The ZAP tool has a decent API UI to help you learn it, but other than that is lacking documentation for it, which is the reason for this post.

If you open the ZAP tool GUI, click on Tools / Options / API you can find your API key and a few API related settings you can mess with.  By default, the tool has a web UI at http://localhost:8080/.  Clicking on the Local API link inside of that will get you into the REST API help and demo area where you can run each call.

In the GUI you can enter the base URL for your site, and click Attack.  That is an easy method of running a one-off attack against your site.  But if you want to automate this process, there are several REST calls involved.

The first thing you need to do is start the application via command line.  On windows it installs to:
C:\Program Files\OWASP\Zed Attack Proxy\zap.bat

Then call these REST endpoints:
- NewSession (clear all unsaved scan histories, just for a fresh start; you could load saved sessions instead if desired)
http://localhost:8080/JSON/core/action/newSession/?zapapiformat=JSON&apikey=[yourapikey]
- SetMode ( sets the scan mode to attack level )
http://localhost:8080/JSON/core/action/setMode/?zapapiformat=JSON&apikey=[yourapikey]&mode=attack
- Spider.Scan ( spider the url to find all the links to attack, this has to be performed before an Ascan attack is performed, the attack itself is only done on URLs already in the ZAP session.  The Spider is the most efficient method of crawling one or more pages and loading all the found URLs into memory.  The attack method only attacks distinct URLs, so it does not matter if the spider duplicates URLs while it is crawling pages. )
http://localhost:8080/JSON/spider/action/scan/?zapapiformat=JSON&apikey=[yourapikey]&url=[an escaped url to crawl]&recurse=true
- AScan.Scan ( fire off an attack for all links the spider found under this base URL )
http://localhost:8080/JSON/ascan/action/scan/?zapapiformat=JSON&apikey=[yourapikey]&url=[an escaped url to lookup]&recurse=true
- JsonReport ( get the total report for all scans and attacks in json format )
http://localhost:8080/OTHER/core/other/jsonreport/?apikey=[yourapikey]

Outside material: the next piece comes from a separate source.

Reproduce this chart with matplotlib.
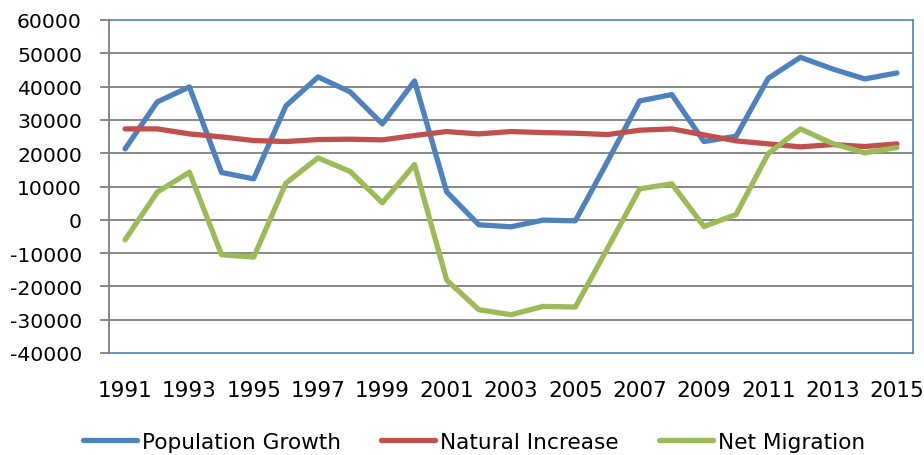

There are many more options, and other REST endpoints you can call to customize from there and to perform other and more detailed automated attacks.  However, those are the base required to create an automated scan and attack.  Hopefully that provides enough of a jump start so others can get the concept down and process further on their own.

Tuesday, January 29, 2019

Installing Milestone Xprotect +

I have been a long time fan of the Milestone XProtect NVR software.  I have multiple installations, and have fought through many install and upgrade issues.

Before the Plus line of their software came out the XProtect product was pretty stable.  It just worked, albeit a bit limited in features.  The new Plus line fixes all the feature issues (lots of fun new features), but the install and upgrade process has become extremely fragile in the process.  Hopefully over time they will start to fix some of these issues.

In the meantime, I thought I would create an install list for anyone else struggling with it.  Almost all of my installs are on smaller windows 10 servers.  Considering that is not even a server OS, it was an afterthought by Milestone when they first started releasing the new product line, and might be the cause of some of these problems.

Install Steps:
- Uninstall IIS (Milestone will automatically install and configure IIS, if you already have it installed then sometimes the install will fail, especially if you have changed any of the default settings).
- Install SQL 2016 Express.  Milestone does not yet support later versions of SQL, and SQL 2015 that it ships with has a random bug in the GEO portion of its code that can cause the Milestone installation to fail.  While technically a SQL bug, Milestone could easily fix this by simply shipping sql 2016 with their product instead of 2015.
( I have been informed by Milestone that as of version 2018, SQL 2016 is the default shipped with it. )
- Do not at any point re-name the computer this is being installed on.  There is a Milestone/SQL bug where Milestone will get the old computer name from SQL and fail during install if you do this.  Again, a SQL bug, but one that Milestone could solve.  If you really want to rename it, then I have heard that there is a SQL script you can run so SQL sees the new computer name.  Research renaming a sql server computer name.
- Next start the Milestone installation, however, do a custom installation and only install the Recording server (assuming you are planning on an all-in-one box).  If you try and install all the software at once then it generally fails.  I believe this is due to a security bug in the Mobile Server install, but am not sure.
- Now do another Custom Milestone install this time installing everything.  Again, the custom install will prevent the Mobile server from being automatically installed.
- Open up the Management Client and create a new local admin account.  XProtect has some security bugs I have not yet figured out related to using the build in windows accounts which is the default.
- Use this local admin account when connecting to the Smart Client if the build-in account does not work.  Not a bad habit anyway in case you log into the computer with a different account in the future.
- Find and install the Milestone Mobile Server package.  When it asks for credentials to connect to the recording server, use the new local admin account you created instead of the default of the windows credentials.

At this point you should be up and running with a new install of Milestone XProtect+.  I have run into issues during upgrades where the database got corrupted in some fashion so everything looked good, but then I started having quirky issues when messing around with trying to bring cameras back online.